• [Stated goal]: Output every line of the material exactly, omitting images.

• [Supplied material]:
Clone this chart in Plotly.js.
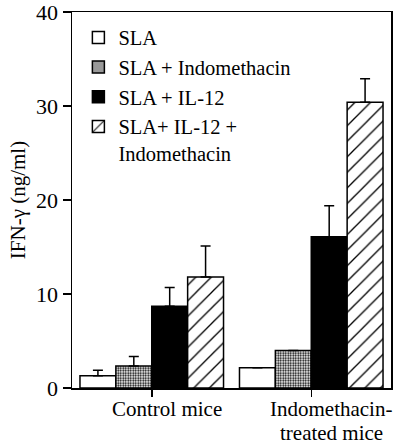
<!DOCTYPE html>
<html>
<head>
<meta charset="utf-8">
<script src="https://cdn.plot.ly/plotly-3.0.1.min.js"></script>
<style>html,body{margin:0;padding:0;background:#fff;}#chart{width:400px;height:445px;}</style>
</head>
<body>
<div id="chart"></div>
<script>
// ---- data ----
const groups = ["Control mice", "Indomethacin-treated mice"];
const groupLabelLines = [["Control mice"], ["Indomethacin-", "treated mice"]];
const seriesNames = ["SLA", "SLA + Indomethacin", "SLA + IL-12", "SLA+ IL-12 +<br>Indomethacin"];
const slaVals = [1.3, 2.15];
const slaErr = [0.6, 0];
const slaIndoVals = [2.35, 4.0];
const slaIndoErr = [1.0, 0];
const slaIl12Vals = [8.7, 16.1];
const slaIl12Err = [2.0, 3.3];
const slaIl12IndoVals = [11.8, 30.4];
const slaIl12IndoErr = [3.3, 2.5];
const yTicks = [0, 10, 20, 30, 40];

// ---- styles ----
const FONT = '"Liberation Serif", "Times New Roman", serif';
const patterns = [
  {shape: "", bgcolor: "#ffffff"},
  {shape: ".", fgcolor: "#000000", bgcolor: "#ffffff", size: 2.5, solidity: 0.45},
  {shape: "", bgcolor: "#000000"},
  {shape: "/", fgcolor: "#000000", bgcolor: "#ffffff", size: 11, solidity: 0.12}
];
const fills = ["#ffffff", "#ffffff", "#000000", "#ffffff"];
const values = [slaVals, slaIndoVals, slaIl12Vals, slaIl12IndoVals];
const errs = [slaErr, slaIndoErr, slaIl12Err, slaIl12IndoErr];

const traces = seriesNames.map((name, i) => ({
  type: "bar",
  name: name,
  x: groups,
  y: values[i],
  marker: {
    color: fills[i],
    line: {color: "#000000", width: 1.5},
    pattern: patterns[i]
  },
  error_y: {
    type: "data",
    symmetric: false,
    array: errs[i],
    arrayminus: errs[i].map(() => 0),
    color: "#000000",
    thickness: 1.5,
    width: 5
  }
}));

// category labels below the axis (one text per line)
const labelXShift = [15, 20];
const annotations = [];
groupLabelLines.forEach((lines, gi) => {
  lines.forEach((line, li) => {
    annotations.push({
      xref: "x", yref: "paper",
      x: groups[gi], y: 0,
      yanchor: "middle",
      xshift: labelXShift[gi],
      yshift: -21 - li * 24,
      text: line,
      showarrow: false,
      borderpad: 0,
      font: {family: FONT, size: 21, color: "#000000"}
    });
  });
});

const layout = {
  width: 400,
  height: 445,
  margin: {l: 72, r: 9, t: 12, b: 57},
  paper_bgcolor: "#ffffff",
  plot_bgcolor: "#ffffff",
  font: {family: FONT, size: 22, color: "#000000"},
  barmode: "group",
  bargap: 0.1,
  bargroupgap: 0,
  showlegend: true,
  legend: {
    x: 0.02, y: 0.985, xanchor: "left", yanchor: "top",
    bgcolor: "rgba(0,0,0,0)",
    font: {family: FONT, size: 20.5, color: "#000000"},
    valign: "top",
    tracegroupgap: 0,
    itemclick: false
  },
  annotations: annotations,
  xaxis: {
    type: "category",
    range: [-0.5, 1.5],
    tickmode: "array",
    tickvals: groups,
    showticklabels: false,
    ticks: "outside",
    ticklen: 7,
    tickwidth: 1.5,
    tickcolor: "#000000",
    showline: true,
    linecolor: "#000000",
    linewidth: 1.5,
    mirror: true,
    showgrid: false,
    zeroline: false
  },
  yaxis: {
    range: [0, 40],
    tickmode: "array",
    tickvals: yTicks,
    ticktext: yTicks.map(String),
    ticks: "outside",
    ticklen: 8,
    tickwidth: 1.5,
    tickcolor: "#000000",
    ticklabeloverflow: "allow",
    showline: true,
    linecolor: "#000000",
    linewidth: 1.5,
    mirror: true,
    showgrid: false,
    zeroline: false,
    tickfont: {family: FONT, size: 22, color: "#000000"},
    title: {text: "IFN-γ (ng/ml)", font: {family: FONT, size: 21, color: "#000000"}, standoff: 4}
  }
};

Plotly.newPlot("chart", traces, layout, {displayModeBar: false, staticPlot: true});
</script>
</body>
</html>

• [Solution]:
Clone this chart in Plotly.js.
<!DOCTYPE html>
<html>
<head>
<meta charset="utf-8">
<script src="https://cdn.plot.ly/plotly-3.0.1.min.js"></script>
<style>html,body{margin:0;padding:0;background:#fff;}#chart{width:400px;height:445px;}</style>
</head>
<body>
<div id="chart"></div>
<script>
// ---- data ----
const groups = ["Control mice", "Indomethacin-treated mice"];
const groupLabelLines = [["Control mice"], ["Indomethacin-", "treated mice"]];
const seriesNames = ["SLA", "SLA + Indomethacin", "SLA + IL-12", "SLA+ IL-12 +<br>Indomethacin"];
const slaVals = [1.3, 2.15];
const slaErr = [0.6, 0];
const slaIndoVals = [2.35, 4.0];
const slaIndoErr = [1.0, 0];
const slaIl12Vals = [8.7, 16.1];
const slaIl12Err = [2.0, 3.3];
const slaIl12IndoVals = [11.8, 30.4];
const slaIl12IndoErr = [3.3, 2.5];
const yTicks = [0, 10, 20, 30, 40];

// ---- styles ----
const FONT = '"Liberation Serif", "Times New Roman", serif';
const patterns = [
  {shape: "", bgcolor: "#ffffff"},
  {shape: ".", fgcolor: "#000000", bgcolor: "#ffffff", size: 2.5, solidity: 0.45},
  {shape: "", bgcolor: "#000000"},
  {shape: "/", fgcolor: "#000000", bgcolor: "#ffffff", size: 11, solidity: 0.12}
];
const fills = ["#ffffff", "#ffffff", "#000000", "#ffffff"];
const values = [slaVals, slaIndoVals, slaIl12Vals, slaIl12IndoVals];
const errs = [slaErr, slaIndoErr, slaIl12Err, slaIl12IndoErr];

const traces = seriesNames.map((name, i) => ({
  type: "bar",
  name: name,
  x: groups,
  y: values[i],
  marker: {
    color: fills[i],
    line: {color: "#000000", width: 1.5},
    pattern: patterns[i]
  },
  error_y: {
    type: "data",
    symmetric: false,
    array: errs[i],
    arrayminus: errs[i].map(() => 0),
    color: "#000000",
    thickness: 1.5,
    width: 5
  }
}));

// category labels below the axis (one text per line)
const labelXShift = [15, 20];
const annotations = [];
groupLabelLines.forEach((lines, gi) => {
  lines.forEach((line, li) => {
    annotations.push({
      xref: "x", yref: "paper",
      x: groups[gi], y: 0,
      yanchor: "middle",
      xshift: labelXShift[gi],
      yshift: -21 - li * 24,
      text: line,
      showarrow: false,
      borderpad: 0,
      font: {family: FONT, size: 21, color: "#000000"}
    });
  });
});

const layout = {
  width: 400,
  height: 445,
  margin: {l: 72, r: 9, t: 12, b: 57},
  paper_bgcolor: "#ffffff",
  plot_bgcolor: "#ffffff",
  font: {family: FONT, size: 22, color: "#000000"},
  barmode: "group",
  bargap: 0.1,
  bargroupgap: 0,
  showlegend: true,
  legend: {
    x: 0.02, y: 0.985, xanchor: "left", yanchor: "top",
    bgcolor: "rgba(0,0,0,0)",
    font: {family: FONT, size: 20.5, color: "#000000"},
    valign: "top",
    tracegroupgap: 0,
    itemclick: false
  },
  annotations: annotations,
  xaxis: {
    type: "category",
    range: [-0.5, 1.5],
    tickmode: "array",
    tickvals: groups,
    showticklabels: false,
    ticks: "outside",
    ticklen: 7,
    tickwidth: 1.5,
    tickcolor: "#000000",
    showline: true,
    linecolor: "#000000",
    linewidth: 1.5,
    mirror: true,
    showgrid: false,
    zeroline: false
  },
  yaxis: {
    range: [0, 40],
    tickmode: "array",
    tickvals: yTicks,
    ticktext: yTicks.map(String),
    ticks: "outside",
    ticklen: 8,
    tickwidth: 1.5,
    tickcolor: "#000000",
    ticklabeloverflow: "allow",
    showline: true,
    linecolor: "#000000",
    linewidth: 1.5,
    mirror: true,
    showgrid: false,
    zeroline: false,
    tickfont: {family: FONT, size: 22, color: "#000000"},
    title: {text: "IFN-γ (ng/ml)", font: {family: FONT, size: 21, color: "#000000"}, standoff: 4}
  }
};

Plotly.newPlot("chart", traces, layout, {displayModeBar: false, staticPlot: true});
</script>
</body>
</html>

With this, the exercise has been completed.